Plenty of noise in the childcare industry, but not much movement. Childcare vouchers are still almost definitely going, but the new tax free childcare replacement roll-out is looking pretty shambolic.

That's still a lot better than the mayhem being caused by the intro of 30 hours of free childcare for 3 and 4 year olds. It's unworkable as planned and doesn't actually help parents back to work. Despite all that, the childcare market has rubbed along reasonably well.

Backup Care

Backup Care is a great benefit because you really can see the ROI in black and white - people are genuinely working when otherwise they wouldn't be. It will gradually become all about the tech, and the matching of demand and supply. So when childcare vouchers finally disappear, it will become a real contender for how employees can demonstrate their support for their working parents and carers.

Working carers

If the picture around childcare is OK, the outlook for working carers remains as bleak as ever. There is simply just not enough money in the system, and employers will find an ever-increasing trickle of talented, loyal people leaving because there is literally no state support for their elderly loved ones.

It's a catastrophe in the making.

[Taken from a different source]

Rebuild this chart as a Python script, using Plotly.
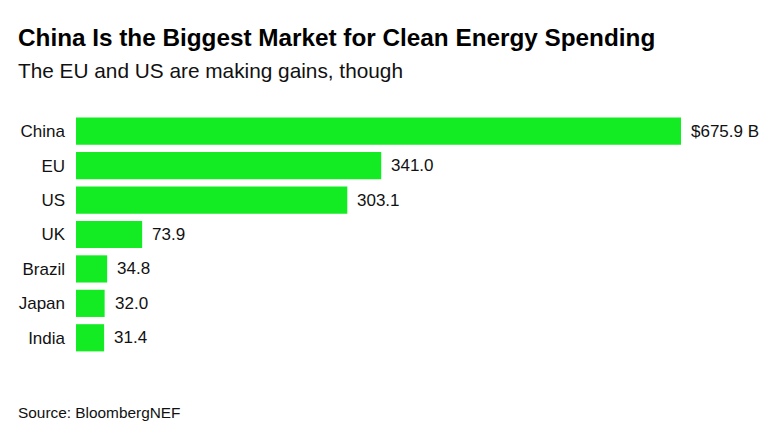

Yes, some great employers - PWC, Shell and P&G, for example - are starting to do more, but it needs a big brave move from the Govt. very very soon.

Winners and losers

Let's have Helena Button as our token villain of 2016, just ahead of those anachronistic dinosaurs from Muirfield. She's the notorious Sheffield head teacher who told her staff, in no uncertain terms, not to get pregnant. And as for heroes, I'm plumping for Nicola Thorp who famously took a stance about being ordered to wear high heels.